----- DATA SEGMENT -----
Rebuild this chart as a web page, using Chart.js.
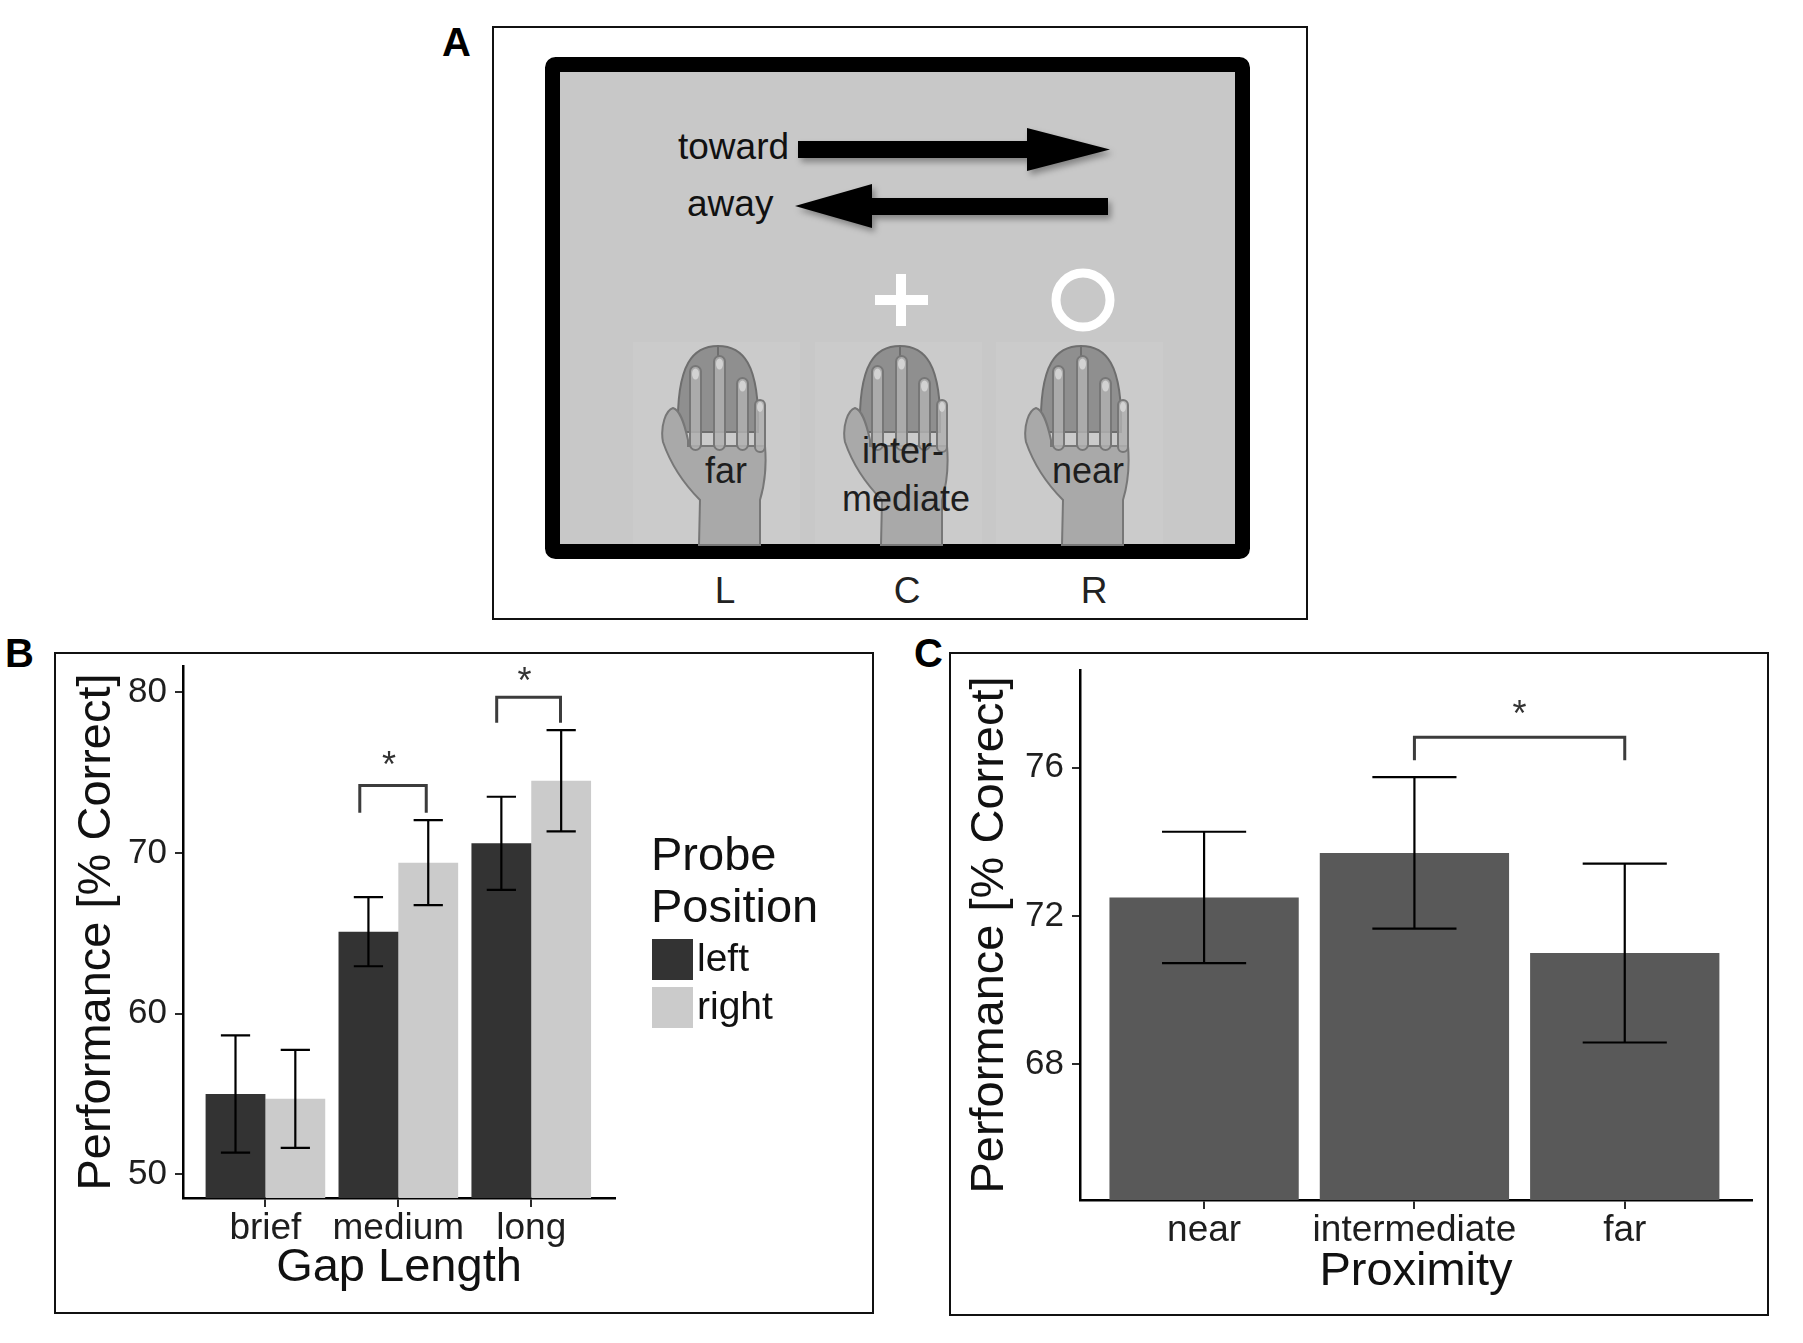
<!DOCTYPE html>
<html>
<head>
<meta charset="utf-8">
<script src="https://cdn.jsdelivr.net/npm/chart.js@4/dist/chart.umd.min.js"></script>
<style>
  body { margin: 0; background: #fff; font-family: "Liberation Sans", Arial, sans-serif; }
  #page { position: relative; width: 1803px; height: 1343px; overflow: hidden; }
  .panel-label { position: absolute; font: bold 40px "Liberation Sans", Arial, sans-serif; color: #000; line-height: 1; }
  .frame { position: absolute; border: 2px solid #111; box-sizing: border-box; }
  .plot { position: absolute; }
  svg text { font-family: "Liberation Sans", Arial, sans-serif; }
</style>
</head>
<body>
<div id="page">

  <!-- panel A : the task display -->
  <svg width="1803" height="640" style="position:absolute;left:0;top:0">
    <defs>
      <filter id="shadow" x="-10%" y="-50%" width="130%" height="220%">
        <feDropShadow dx="3" dy="4" stdDeviation="3" flood-color="#000" flood-opacity="0.35"/>
      </filter>
      <g id="hand">
        <rect x="-85" y="342" width="167" height="202" fill="#cbcbcb"/>
        <path d="M -40 432 C -42 362 -24 346 0 346 C 24 346 42 362 40 432 Z" fill="#8f8f8f" stroke="#6e6e6e" stroke-width="2"/>
        <line x1="0" y1="346" x2="0" y2="362" stroke="#6e6e6e" stroke-width="2"/>
        <path d="M -19 545 L -18 500 C -30 488 -46 468 -55 442 C -58 426 -52 410 -45 408 C -38 410 -34 422 -30 440 L -30 446 L 47 446 C 49 470 45 490 42 500 L 42 545 Z"
              fill="#a9a9a9" stroke="#777" stroke-width="2"/>
        <rect x="-28" y="366" width="11" height="84" rx="5.5" fill="#b0b0b0" fill-opacity="0.85" stroke="#777" stroke-width="2"/>
        <rect x="-4" y="356" width="11" height="94" rx="5.5" fill="#b0b0b0" fill-opacity="0.85" stroke="#777" stroke-width="2"/>
        <rect x="19" y="378" width="11" height="72" rx="5.5" fill="#b0b0b0" fill-opacity="0.85" stroke="#777" stroke-width="2"/>
        <rect x="37" y="400" width="10" height="52" rx="5" fill="#b0b0b0" fill-opacity="0.85" stroke="#777" stroke-width="2"/>
        <ellipse cx="-22.5" cy="374" rx="3.5" ry="5.5" fill="#d2d2d2"/>
        <ellipse cx="1.5" cy="364" rx="3.5" ry="5.5" fill="#d2d2d2"/>
        <ellipse cx="24.5" cy="386" rx="3.5" ry="5.5" fill="#d2d2d2"/>
        <ellipse cx="42" cy="407" rx="3" ry="5" fill="#d2d2d2"/>
      </g>
    </defs>

    <rect x="493" y="27" width="814" height="592" fill="none" stroke="#111" stroke-width="2"/>
    <rect x="552.5" y="64.5" width="690" height="487" rx="3" fill="#c8c8c8" stroke="#000" stroke-width="15"/>

    <text x="678" y="159" font-size="37" fill="#111">toward</text>
    <g filter="url(#shadow)">
      <rect x="798" y="141" width="232" height="17" fill="#000"/>
      <polygon points="1027,128 1110,149.5 1027,171" fill="#000"/>
    </g>
    <text x="687" y="216" font-size="37" fill="#111">away</text>
    <g filter="url(#shadow)">
      <polygon points="795,206 872,184 872,228" fill="#000"/>
      <rect x="868" y="198" width="240" height="17" fill="#000"/>
    </g>

    <rect x="875" y="295" width="53" height="10" fill="#fff"/>
    <rect x="896" y="274" width="10" height="52" fill="#fff"/>
    <circle cx="1083" cy="300" r="27" fill="none" stroke="#fff" stroke-width="9"/>

    <use href="#hand" x="718"/>
    <use href="#hand" x="900"/>
    <use href="#hand" x="1081"/>

    <text x="726" y="483" font-size="36" fill="#1e1e1e" text-anchor="middle">far</text>
    <text x="903" y="463" font-size="36" fill="#1e1e1e" text-anchor="middle">inter-</text>
    <text x="906" y="511" font-size="36" fill="#1e1e1e" text-anchor="middle">mediate</text>
    <text x="1088" y="483" font-size="36" fill="#1e1e1e" text-anchor="middle">near</text>

    <text x="725" y="603" font-size="37" fill="#222" text-anchor="middle">L</text>
    <text x="907" y="603" font-size="37" fill="#222" text-anchor="middle">C</text>
    <text x="1094" y="603" font-size="37" fill="#222" text-anchor="middle">R</text>
  </svg>

  <div class="panel-label" style="left:442px;top:22px">A</div>
  <div class="panel-label" style="left:5px;top:633px">B</div>
  <div class="panel-label" style="left:914px;top:633px">C</div>

  <div class="frame" style="left:54px;top:652px;width:820px;height:662px"></div>
  <div class="frame" style="left:949px;top:652px;width:820px;height:664px"></div>

  <div class="plot" style="left:55px;top:653px;width:818px;height:660px"><canvas id="gap"></canvas></div>
  <div class="plot" style="left:950px;top:653px;width:818px;height:662px"><canvas id="prox"></canvas></div>
</div>

<script>
// panel B : gap length x probe position
const gapCategories = ['brief', 'medium', 'long']
const probeLeft = [55.0, 65.1, 70.6]
const probeRight = [54.7, 69.4, 74.5]
const probeLeftErr = [3.65, 2.15, 2.9]
const probeRightErr = [3.05, 2.65, 3.15]
const gapTicks = [50, 60, 70, 80]
// [x from, x to, leg bottom, bracket top]
const gapBrackets = [[0.71, 1.21, 72.5, 74.2], [1.74, 2.22, 78.1, 79.7]]
const gapStars = [[0.93, 76.05], [1.95, 81.25]]

// panel C : proximity
const proxCategories = ['near', 'intermediate', 'far']
const proxValues = [72.5, 73.7, 71.0]
const proxErr = [1.77, 2.04, 2.41]
const proxTicks = [68, 72, 76]
const proxBrackets = [[1, 2, 76.2, 76.82]]
const proxStars = [[1.5, 77.69]]

const FONT = '"Liberation Sans", Arial, sans-serif'
Chart.defaults.font.family = FONT
Chart.defaults.color = '#222'

const gapMin = 48.525, gapMax = 81.64
const proxMin = 64.345, proxMax = 78.63


function bracketData(b) {
    return [{x: b[0], y: b[2]}, {x: b[0], y: b[3]}, {x: b[1], y: b[3]}, {x: b[1], y: b[2]}]
}

function bracketSets(list) {
    return list.map(b => ({
        type: 'line',
        data: bracketData(b),
        borderColor: '#3c3c3c',
        borderWidth: 3,
        pointRadius: 0,
        fill: false,
        tension: 0,
        clip: false
    }))
}

// error bars drawn on top of the bars, centred on each bar element
const errorBars = {
    id: 'errorBars',
    afterDatasetsDraw(chart, args, opts) {
        const {ctx, scales: {x, y}} = chart
        const half = x.getPixelForValue(opts.whisker / 2) - x.getPixelForValue(0)
        ctx.save()
        ctx.strokeStyle = '#000'
        ctx.lineWidth = 2.2
        chart.data.datasets.forEach((ds, di) => {
            if (!ds.errors) return
            chart.getDatasetMeta(di).data.forEach((bar, i) => {
                const v = ds.data[i].y
                const top = y.getPixelForValue(v + ds.errors[i])
                const bot = y.getPixelForValue(v - ds.errors[i])
                ctx.beginPath()
                ctx.moveTo(bar.x, top); ctx.lineTo(bar.x, bot)
                ctx.moveTo(bar.x - half, top); ctx.lineTo(bar.x + half, top)
                ctx.moveTo(bar.x - half, bot); ctx.lineTo(bar.x + half, bot)
                ctx.stroke()
            })
        })
        ctx.restore()
    }
}

const sigStars = {
    id: 'sigStars',
    afterDraw(chart, args, opts) {
        const {ctx, scales: {x, y}} = chart
        ctx.save()
        ctx.fillStyle = '#333'
        ctx.font = `${opts.size}px ${FONT}`
        ctx.textAlign = 'center'
        ctx.textBaseline = 'alphabetic'
        opts.points.forEach(p => {
            ctx.fillText('*', x.getPixelForValue(p[0]), y.getPixelForValue(p[1]) + opts.size * 0.58)
        })
        ctx.restore()
    }
}

// ggplot style legend on the right of panel B
const probeLegend = {
    id: 'probeLegend',
    afterDraw(chart) {
        const {ctx, chartArea} = chart
        const x0 = chartArea.right + 36
        const cy = (chartArea.top + chartArea.bottom) / 2
        ctx.save()
        ctx.fillStyle = '#111'
        ctx.textAlign = 'left'
        ctx.textBaseline = 'alphabetic'
        ctx.font = `47px ${FONT}`
        ctx.fillText('Probe', x0, cy - 62)
        ctx.fillText('Position', x0, cy - 10)
        ctx.font = `39px ${FONT}`
        ctx.textBaseline = 'middle'
        const bars = chart.data.datasets.filter(d => d.type !== 'line')
        bars.forEach((ds, i) => {
            const top = cy + 7 + i * 48
            ctx.fillStyle = ds.backgroundColor
            ctx.fillRect(x0 + 1, top, 41, 41)
            ctx.fillStyle = '#111'
            ctx.fillText(ds.label, x0 + 46, top + 21)
        })
        ctx.restore()
    }
}

function axes(cfg) {
    return {
        x: {
            type: 'linear', min: cfg.xmin, max: cfg.xmax, offset: false,
            afterBuildTicks: s => { s.ticks = [0, 1, 2].map(v => ({value: v})) },
            afterFit: s => { s.height = cfg.xh; s.paddingLeft = 0; s.paddingRight = 0 },
            ticks: {
                callback: v => cfg.cats[v],
                font: {size: 37}, color: '#1e1e1e', padding: 0,
                maxRotation: 0, autoSkip: false
            },
            grid: {display: true, offset: false, drawOnChartArea: false, drawTicks: true, tickLength: 9, color: '#2b2b2b', lineWidth: 2},
            border: {display: true, color: '#000', width: 2.5},
            title: {display: true, text: cfg.xtitle, font: {size: 47}, color: '#111', padding: {top: 0, bottom: cfg.xpad}}
        },
        y: {
            min: cfg.ymin, max: cfg.ymax,
            afterBuildTicks: s => { s.ticks = cfg.yticks.map(v => ({value: v})) },
            afterFit: s => { s.width = cfg.yw; s.paddingTop = 0; s.paddingBottom = 0 },
            ticks: {font: {size: 35}, color: '#1e1e1e', padding: 8},
            grid: {display: true, drawOnChartArea: false, drawTicks: true, tickLength: 8, color: '#2b2b2b', lineWidth: 2},
            border: {display: true, color: '#000', width: 2.5},
            title: {display: true, text: 'Performance [% Correct]', font: {size: 47}, color: '#111', padding: {top: cfg.ypad, bottom: 0}}
        }
    }
}

new Chart(document.getElementById('gap'), {
    type: 'bar',
    data: {
        datasets: [
            {
                label: 'left',
                data: probeLeft.map((v, i) => ({x: i, y: v})),
                errors: probeLeftErr,
                backgroundColor: '#333333',
                base: gapMin,
                categoryPercentage: 0.9,
                barPercentage: 1.0
            },
            {
                label: 'right',
                data: probeRight.map((v, i) => ({x: i, y: v})),
                errors: probeRightErr,
                backgroundColor: '#cbcbcb',
                base: gapMin,
                categoryPercentage: 0.9,
                barPercentage: 1.0
            },
            ...bracketSets(gapBrackets)
        ]
    },
    options: {
        responsive: true,
        maintainAspectRatio: false,
        animation: false,
        layout: {padding: {top: 13, right: 258, bottom: 0, left: 0}},
        plugins: {
            legend: {display: false},
            tooltip: {enabled: false},
            errorBars: {whisker: 0.22},
            sigStars: {points: gapStars, size: 36}
        },
        scales: axes({
            cats: gapCategories, xmin: -0.62, xmax: 2.63, xh: 115, xtitle: 'Gap Length', xpad: 17,
            ymin: gapMin, ymax: gapMax, yticks: gapTicks, yw: 128, ypad: 14
        })
    },
    plugins: [errorBars, sigStars, probeLegend]
});

new Chart(document.getElementById('prox'), {
    type: 'bar',
    data: {
        datasets: [
            {
                label: 'performance',
                data: proxValues.map((v, i) => ({x: i, y: v})),
                errors: proxErr,
                backgroundColor: '#595959',
                base: proxMin,
                categoryPercentage: 0.9,
                barPercentage: 1.0
            },
            ...bracketSets(proxBrackets)
        ]
    },
    options: {
        responsive: true,
        maintainAspectRatio: false,
        animation: false,
        layout: {padding: {top: 17, right: 16, bottom: 0, left: 0}},
        plugins: {
            legend: {display: false},
            tooltip: {enabled: false},
            errorBars: {whisker: 0.4},
            sigStars: {points: proxStars, size: 36}
        },
        scales: axes({
            cats: proxCategories, xmin: -0.59, xmax: 2.605, xh: 115, xtitle: 'Proximity', xpad: 15,
            ymin: proxMin, ymax: proxMax, yticks: proxTicks, yw: 130, ypad: 12
        })
    },
    plugins: [errorBars, sigStars]
});
</script>
</body>
</html>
-----
TASK GOAL => Identify all lines where the word "page" shows up. Copy them.

TASK OUTPUT =>
Rebuild this chart as a web page, using Chart.js.
  #page { position: relative; width: 1803px; height: 1343px; overflow: hidden; }
<div id="page">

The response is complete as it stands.